The seven-story museum begins its story on the bottom floor with the horrors of the slave trade. If you are a person who cares about human rights, it is impossible to look without crying at these amazing images of black people of all ages being tortured and often killed by the horrible conditions on the slave ships.

The numbers told a horror story. Many ships started sailing from the coast of Africa with hundreds more kidnapped humans in their cargo than arrived alive.

The next floor brings us to the reality of slavery in the United States with a real slave cabin. We see images of babies and children being stolen from their parents. Often, they would never see them again.

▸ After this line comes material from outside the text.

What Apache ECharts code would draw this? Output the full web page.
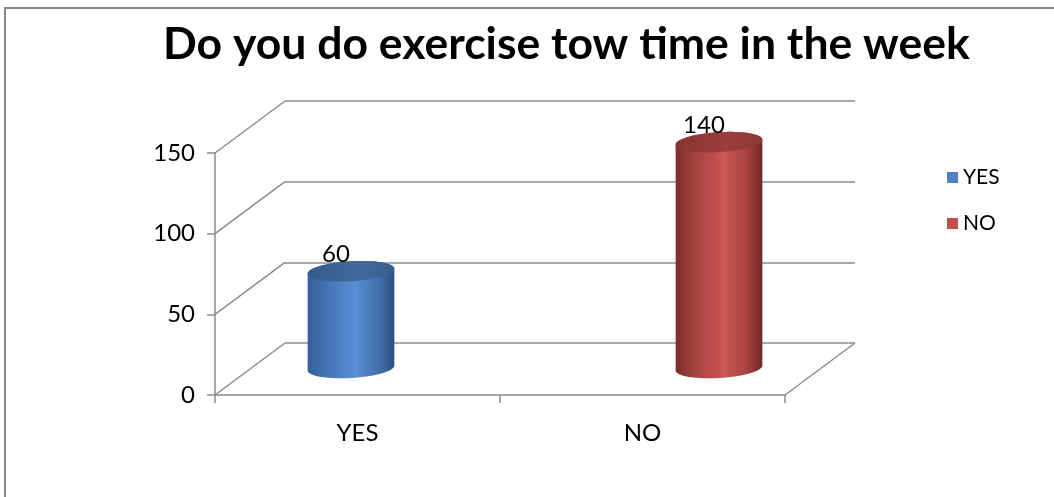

The era of Reconstruction, when white Southerners basically created the Jim Crow South, is documented. So is the Great Migration, when black families and workers moved north for better jobs and a life with less restriction, as well as a life free from the horrors of lynching.

As we move up, we get to a great interactive “lunch counter” with a menu, including such items as sit-ins, freedom rides, and bus boycotts to provide in-depth photos, posters, and stories of the civil rights movement.

A separate room contains Emmett Till's actual coffin and the story of his life. This room had a very long line to get in, so we could not get in, but I have seen images of this memorial to a young boy who was lynched in 1955.

The photo images of the civil rights struggle are powerful and will stick with me for a long time.

As we only had four hours, we moved to the top floor, where the achievements of many accomplished African Americans - musicians, actors, comedians, athletes, artists, designers, and others - are recognized. Some really great, over-the-top items of clothing, guitars, and other amazing memorabilia were collected during the process of assembling this museum.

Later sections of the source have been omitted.